The season is being staged to mark the 200th anniversary of Charlotte's birth.
One hundred and sixty three years ago, Charlotte published Villette, about a solitary young woman trying to find her place in the world, who gives away little of her intense inner self.
'A story worth telling now'
"It is about a woman who is invisible," says writer Linda Marshall Griffiths, who has adapted it for the stage.
"A Victorian, unmarried woman, who is thought to be useless in society, and yet she had this vibrant imagination, a fierce mind and an extraordinary voice. And that seemed to be a story that's worth telling now."
In the new West Yorkshire Playhouse version, Lucy is no longer an unassuming Victorian woman - she is a clone who has survived a viral pandemic.
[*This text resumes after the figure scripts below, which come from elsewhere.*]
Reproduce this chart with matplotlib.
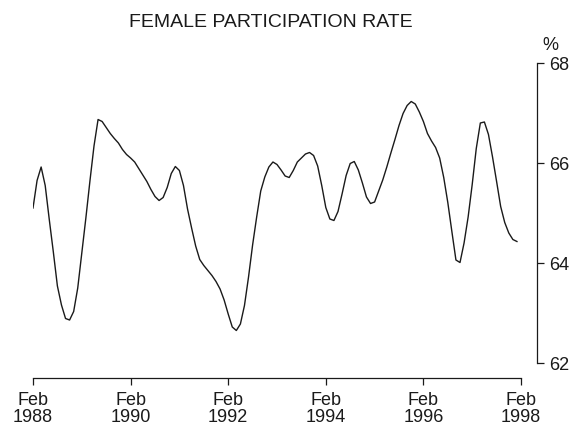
import matplotlib
matplotlib.use("Agg")
import matplotlib.pyplot as plt
import numpy as np

plt.rcParams['font.family'] = ['Liberation Sans', 'DejaVu Sans']

title = "FEMALE PARTICIPATION RATE"
unit_label = "%"

# Monthly female participation rate, Feb 1988 - Jan 1998
rate = [
    65.10, 65.65, 65.92, 65.55, 64.87, 64.22, 63.54, 63.16, 62.89, 62.86, 63.03, 63.50,
    64.20, 64.90, 65.64, 66.34, 66.87, 66.83, 66.71, 66.59, 66.49, 66.40, 66.27, 66.17,
    66.10, 66.02, 65.89, 65.76, 65.63, 65.47, 65.33, 65.25, 65.31, 65.51, 65.79, 65.93,
    65.85, 65.55, 65.08, 64.70, 64.34, 64.07, 63.95, 63.85, 63.75, 63.63, 63.48, 63.26,
    62.98, 62.72, 62.65, 62.78, 63.15, 63.72, 64.36, 64.92, 65.44, 65.72, 65.92, 66.02,
    65.97, 65.86, 65.74, 65.71, 65.85, 66.02, 66.10, 66.18, 66.21, 66.15, 65.94, 65.55,
    65.11, 64.88, 64.85, 65.03, 65.38, 65.75, 65.99, 66.03, 65.86, 65.60, 65.32, 65.19,
    65.22, 65.44, 65.66, 65.92, 66.20, 66.47, 66.75, 66.99, 67.15, 67.23, 67.18, 67.02,
    66.83, 66.59, 66.44, 66.31, 66.10, 65.71, 65.21, 64.63, 64.06, 64.01, 64.40, 64.92,
    65.57, 66.29, 66.80, 66.82, 66.57, 66.12, 65.63, 65.13, 64.81, 64.60, 64.47, 64.43,
]

xtick_months = [0, 24, 48, 72, 96, 120]
xtick_labels = ["Feb\n1988", "Feb\n1990", "Feb\n1992", "Feb\n1994", "Feb\n1996", "Feb\n1998"]
yticks = [62, 64, 66, 68]

W, H = 586, 427
fig = plt.figure(figsize=(W / 100, H / 100), dpi=100)
ax = fig.add_axes([33 / W, 1 - 364 / H, 488 / W, 300 / H])

months = np.arange(len(rate))
ax.plot(months, rate, color='#1a1a1a', lw=1.0)

ax.set_xlim(0, 120)
ax.set_ylim(62, 68)
ax.spines['left'].set_visible(False)
ax.spines['top'].set_visible(False)
ax.spines['right'].set_position(('outward', 11.5))
ax.spines['bottom'].set_position(('outward', 11))
for s in ['right', 'bottom']:
    ax.spines[s].set_linewidth(0.9)
    ax.spines[s].set_color('#1a1a1a')

ax.yaxis.tick_right()
ax.set_yticks(yticks)
ax.set_yticklabels([str(v) for v in yticks])
ax.set_xticks(xtick_months)
ax.set_xticklabels(xtick_labels)
ax.tick_params(axis='y', direction='out', length=5, width=0.9, pad=4, labelsize=13, colors='#1a1a1a')
ax.tick_params(axis='x', direction='out', length=5, width=0.9, pad=4, labelsize=13, colors='#1a1a1a')
for lab in ax.get_xticklabels():
    lab.set_linespacing(1.0)

fig.text(271 / W, 1 - 26.7 / H, title, ha='center', va='baseline',
         fontsize=14, color='#1a1a1a')
fig.text(542 / W, 1 - 45 / H, unit_label, ha='left', va='center', fontsize=13, color='#1a1a1a')

fig.savefig('out.png', dpi=100)
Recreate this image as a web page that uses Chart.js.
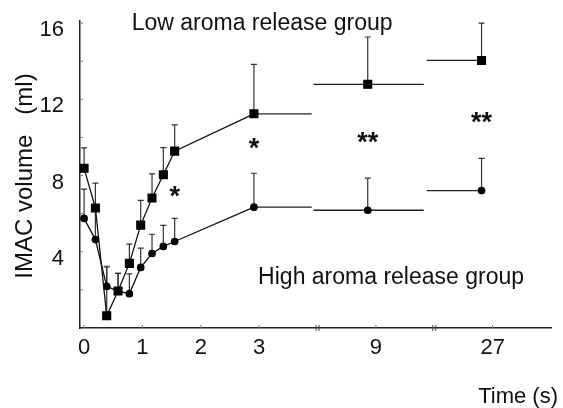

"We could have done bonnets," Marshall Griffiths says. "But when you're adapting or reimagining something, it's worth thinking about how this book can speak to us. Sometimes if you jump into the future it can speak back to us about who we are now."
On Thursday, the West Yorkshire Playhouse will host a debate about which is Charlotte's greatest work - Villette or her more famous debut novel Jane Eyre. Marshall Griffiths, unsurprisingly, votes Villette.
"I think Jane Eyre is all there in Villette, but there's no part of her heart or guts that aren't in Villette," she says. "Also the extraordinary language - it's really potent, deep, poetic, really brilliant stuff.
"It's a harder read but you've got to stick with it. It's such a deep book and there's so much that it's so rich and surprising. It makes my hair stand up when I read it sometimes. It's electrifying."
'Coming back into life'
Charlotte Bronte wrote Villette in the wake of the deaths of her sisters Emily and Anne and brother Branwell.
A sense of loneliness and loss hangs over the central character, but Charlotte was advised against explaining the absence of Lucy Snowe's family because it was thought to have been too autobiographical.
But in the stage version, Lucy is given two sisters - also clones, naturally, named Esme and Ash - who were killed by the virus.
"They haunt the whole play, in the way I think Emily and Anne haunt Villette," Marshall Griffiths says. "At the heart of Villette it's about someone moving from being totally and utterly devastated back into life.
"It speaks so much about where we're at now because it speaks about what it means to be an outsider - and that for women and for all those people who are outsiders, the journey back in is possible."
The Bronte musical, titled Wasted, is a very different sort of show - but it too tackles Charlotte's reaction to the deaths of her siblings.
Wasted will be set in the 19th Century, will tell the story of the family themselves - and will feature actors in bonnets. But it is far from a traditional period retelling.
One song sees Charlotte howling over a grungy guitar: "Why go on writing words in books when the truth is - everybody dies?"
The music is composed by Carl Miller and Christopher Ash, founding member of improvised musical Showstopper!.
"They had really quite difficult lives and there's a lot of strife and struggle going on in their story," Ash says. "The first song that we wrote was called Everybody Dies for Charlotte because she outlives the other three. All of this pain - that's a place to sing rock from."
The show already has one influential fan - it has won the musical theatre award and a £10,000 grant from the Kevin Spacey Foundation.
Although there will be bonnets, the volume of "passion and energy" in the Brontes' lives means it will not seem out of place when the sisters open their mouths and rock anthems come out, Ash believes.
The show's musical style has an "experimental edge" in an attempt to do justice to the sisters' groundbreaking work, he adds.
"There's straight rock but also really extreme grindcore, synth-pop and jazz-rock with interesting time signatures.
"There are some nods to more traditional musical theatre things, but when people come and see it, we really want them to feel like they're at some level at a gig. We really want to mix those worlds."
Fans of gentle costume drama have been warned.
Villette is at the West Yorkshire Playhouse until 15 October. Wasted is on from 20-22 October.